What? You mean you’re not going to tell me how awesome and interesting I am? Oh my god, should I file my dresser interpretations under cringe therapy and just get over myself?

Okay, so my dresser tells the story of eternal damnation, and hell takes up a whole lot more real estate than heaven. But at least my panty drawer is in the top part of the dresser, which, to me, means that despite what the Pope says, there is still sex in heaven. Or maybe it means that sex IS heaven. Aw yeah, that’s it.

Time tripping again

Saturday, August 23rd, 2008

I’m only one season behind on Lost now.  When I started watching, I was three years behind, watching scenes that happened before, feeling as if I had slipped back in time to the year 2004, watching time progress again to 2005 and 2006.  So, I’m a little slow in jumping on a bandwagon, and I’d never make it in the fashion world.
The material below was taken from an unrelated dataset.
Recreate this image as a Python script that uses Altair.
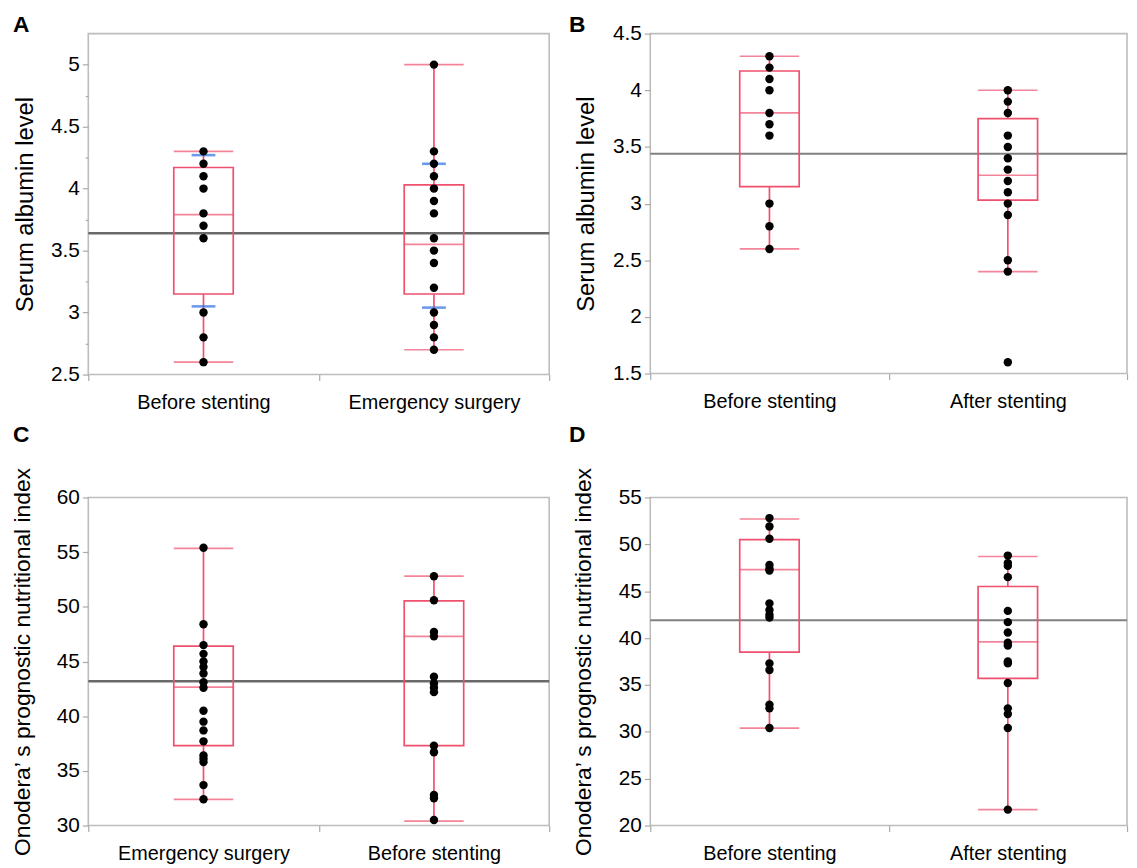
import altair as alt
import pandas as pd

# ---------------- data ----------------
A_CATS = ["Before stenting", "Emergency surgery"]
A_BEFORE = [4.3, 4.2, 4.1, 4.0, 3.8, 3.7, 3.6, 3.0, 2.8, 2.6]
A_EMERG = [5.0, 4.3, 4.2, 4.1, 4.0, 3.9, 3.8, 3.6, 3.5, 3.4, 3.2, 3.0, 2.9, 2.8, 2.7]
A_Q1 = [3.15, 3.15]
A_MED = [3.79, 3.55]
A_Q3 = [4.17, 4.03]
A_LO = [2.6, 2.7]
A_HI = [4.3, 5.0]
A_SD_LO = [3.05, 3.04]
A_SD_HI = [4.27, 4.20]
A_MEAN = 3.64

B_CATS = ["Before stenting", "After stenting"]
B_BEFORE = [4.3, 4.2, 4.1, 4.0, 3.8, 3.7, 3.6, 3.0, 2.8, 2.6]
B_AFTER = [4.0, 3.9, 3.8, 3.6, 3.5, 3.4, 3.3, 3.2, 3.1, 3.0, 2.9, 2.5, 2.4, 1.6]
B_Q1 = [3.15, 3.03]
B_MED = [3.80, 3.25]
B_Q3 = [4.17, 3.75]
B_LO = [2.6, 2.4]
B_HI = [4.3, 4.0]
B_MEAN = 3.44

C_CATS = ["Emergency surgery", "Before stenting"]
C_EMERG = [55.4, 48.4, 46.5, 45.7, 45.0, 44.5, 43.9, 43.1, 42.6, 40.5, 39.5,
           38.7, 37.7, 36.4, 36.1, 35.8, 33.7, 32.4]
C_BEFORE = [52.8, 50.6, 47.7, 47.3, 43.6, 43.0, 42.6, 42.2, 37.3, 36.7, 32.8, 32.5, 30.5]
C_Q1 = [37.3, 37.3]
C_MED = [42.65, 47.3]
C_Q3 = [46.4, 50.55]
C_LO = [32.4, 30.4]
C_HI = [55.35, 52.8]
C_MEAN = 43.2

D_CATS = ["Before stenting", "After stenting"]
D_BEFORE = [52.8, 51.9, 50.6, 47.8, 47.4, 47.2, 43.7, 43.0, 42.5, 42.2, 37.3,
            36.6, 32.9, 32.5, 30.4]
D_AFTER = [48.8, 48.0, 47.7, 46.5, 42.9, 41.7, 40.6, 39.5, 39.2, 37.5, 37.3,
           35.2, 32.5, 31.9, 30.4, 21.7]
D_Q1 = [38.5, 35.7]
D_MED = [47.3, 39.6]
D_Q3 = [50.5, 45.5]
D_LO = [30.4, 21.7]
D_HI = [52.7, 48.7]
D_MEAN = 41.9

# ---------------- styling ----------------
FONT = "Liberation Sans"
RED = "#f0506e"
BLUE = "#2e6fe3"
BOXW = 60


def panel(letter, cats, groups, q1, med, q3, lo, hi, mean, ydomain, yvalues,
          ytitle, width, height, letter_xy, title_pad, title_size=24, sd=None,
          minor=False, mean_width=2.0, mean_color="#808080"):
    pts = pd.DataFrame(
        [{"group": c, "value": v} for c, vals in zip(cats, groups) for v in vals]
    )
    stats = pd.DataFrame({"group": cats, "q1": q1, "med": med, "q3": q3,
                          "lo": lo, "hi": hi})
    meandf = pd.DataFrame({"group": [cats[0]], "mean": [mean]})
    letterdf = pd.DataFrame({"t": [letter]})

    xscale = alt.Scale(domain=cats, paddingInner=0, paddingOuter=0)
    yscale = alt.Scale(domain=ydomain, nice=False, zero=False)

    if minor:
        label_expr = "(datum.value*4) % 2 == 0 ? '' + datum.value : ''"
        tick_size = {"condition": {"test": "(datum.value*4) % 2 != 0", "value": 3},
                     "value": 6}
    else:
        label_expr = "'' + datum.value"
        tick_size = 6

    yaxis = alt.Axis(values=yvalues, title=ytitle, labelExpr=label_expr,
                     tickSize=tick_size, grid=False, domain=False,
                     labelFontSize=21, titleFontSize=title_size,
                     titleFontWeight="normal", labelPadding=3,
                     titlePadding=title_pad)
    xaxis = alt.Axis(title=None, labelAngle=0, labelFontSize=20, tickBand="extent",
                     tickSize=6, domain=False, grid=False, labelPadding=12)

    def X():
        return alt.X("group:N", scale=xscale, axis=xaxis, title=None)

    def Y(f):
        return alt.Y(f, scale=yscale, axis=yaxis, title=ytitle)

    points = alt.Chart(pts).mark_circle(size=72, color="black", opacity=1).encode(
        x=X(), y=Y("value:Q"))
    box = alt.Chart(stats).mark_bar(width=BOXW, fillOpacity=0, stroke=RED,
                                    strokeWidth=1.7).encode(
        x=X(), y=Y("q1:Q"), y2="q3:Q")
    whisk_lo = alt.Chart(stats).mark_rule(color=RED, strokeWidth=1.7).encode(
        x=X(), y=Y("lo:Q"), y2="q1:Q")
    whisk_hi = alt.Chart(stats).mark_rule(color=RED, strokeWidth=1.7).encode(
        x=X(), y=Y("q3:Q"), y2="hi:Q")
    ticks = []
    for col in ["med", "lo", "hi"]:
        ticks.append(alt.Chart(stats).mark_tick(size=BOXW, thickness=1.7, color=RED,
                                                orient="horizontal").encode(
            x=X(), y=Y(f"{col}:Q")))
    meanrule = alt.Chart(meandf).mark_rule(color=mean_color,
                                           strokeWidth=mean_width).encode(
        y=Y("mean:Q"))
    lettertext = alt.Chart(letterdf).mark_text(
        font=FONT, fontSize=23, fontWeight="bold", align="left",
        baseline="middle", color="black").encode(
        text="t:N", x=alt.value(letter_xy[0]), y=alt.value(letter_xy[1]))

    layers = [meanrule, whisk_lo, whisk_hi, box] + ticks
    if sd is not None:
        sddf = pd.DataFrame({"group": cats, "sdlo": sd[0], "sdhi": sd[1]})
        for col in ["sdlo", "sdhi"]:
            layers.append(alt.Chart(sddf).mark_tick(size=24, thickness=2.6,
                                                    color=BLUE,
                                                    orient="horizontal").encode(
                x=X(), y=Y(f"{col}:Q")))
    layers += [points, lettertext]
    return alt.layer(*layers).properties(width=width, height=height)


pA = panel("A", A_CATS, [A_BEFORE, A_EMERG], A_Q1, A_MED, A_Q3, A_LO, A_HI, A_MEAN,
           [2.5, 5.25], [2.5, 2.75, 3, 3.25, 3.5, 3.75, 4, 4.25, 4.5, 4.75, 5],
           "Serum albumin level", 465, 344, (-76, -9), 13,
           sd=(A_SD_LO, A_SD_HI), minor=True, mean_width=2.6, mean_color="#6a6a6a")
pB = panel("B", B_CATS, [B_BEFORE, B_AFTER], B_Q1, B_MED, B_Q3, B_LO, B_HI, B_MEAN,
           [1.5, 4.5], [1.5, 2, 2.5, 3, 3.5, 4, 4.5],
           "Serum albumin level", 481, 343, (-82, -9), 14)
pC = panel("C", C_CATS, [C_EMERG, C_BEFORE], C_Q1, C_MED, C_Q3, C_LO, C_HI, C_MEAN,
           [30, 60], [30, 35, 40, 45, 50, 55, 60],
           "Onodera\u2019 s prognostic nutritional index", 465, 331, (-76, -63), 22,
           title_size=23, mean_width=2.6, mean_color="#6a6a6a")
pD = panel("D", D_CATS, [D_BEFORE, D_AFTER], D_Q1, D_MED, D_Q3, D_LO, D_HI, D_MEAN,
           [20, 55], [20, 25, 30, 35, 40, 45, 50, 55],
           "Onodera\u2019 s prognostic nutritional index", 481, 331, (-82, -63), 23,
           title_size=23)

chart = alt.concat(pA, pB, pC, pD, columns=2,
                   spacing={"row": 124, "column": 102}, bounds="flush").properties(
    padding={"left": 2, "top": 1, "right": 0, "bottom": 0}
).configure_view(stroke="#bdbdbd", strokeWidth=1.6).configure_axis(
    labelFont=FONT, titleFont=FONT, labelColor="black", titleColor="black",
    tickColor="#aaaaaa", tickWidth=1.2
)

chart.save("out.html", embed_options={"renderer": "svg", "actions": False})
I’m time tripping again now, going back a little further in time to see the mighty Buffy in action.  At the same time, I am making my way through the archives of Greg Howard, Buffy fan and blogger extraordinaire. It’s September 2003, and California is going through its governor recall election.  I don’t have the heart to tell him the Terminator is going to win and that TO will soon be moving to Philadelphia.

Greg jokes about himself and how he was slow in jumping on the blogger bandwagon, but I was a whole four years behind him. He talks of things as blogging cliches, things like making fun of the search terms people use to get to your blog, when I thought that was an original idea I came up with all on my own (don’t you worry, I’ll do it anyway).

Anyway, back in 2003, River Phoenix had already been dead for ten years but was still missed.  And before he died, River starred in one of the coolest versions of Shakespeare’s Henry IV, Part I ever — My Own Private Idaho. If you’ve never seen it, don’t you worry about young Keanu — he was always good at playing young stoner types. Back in the day.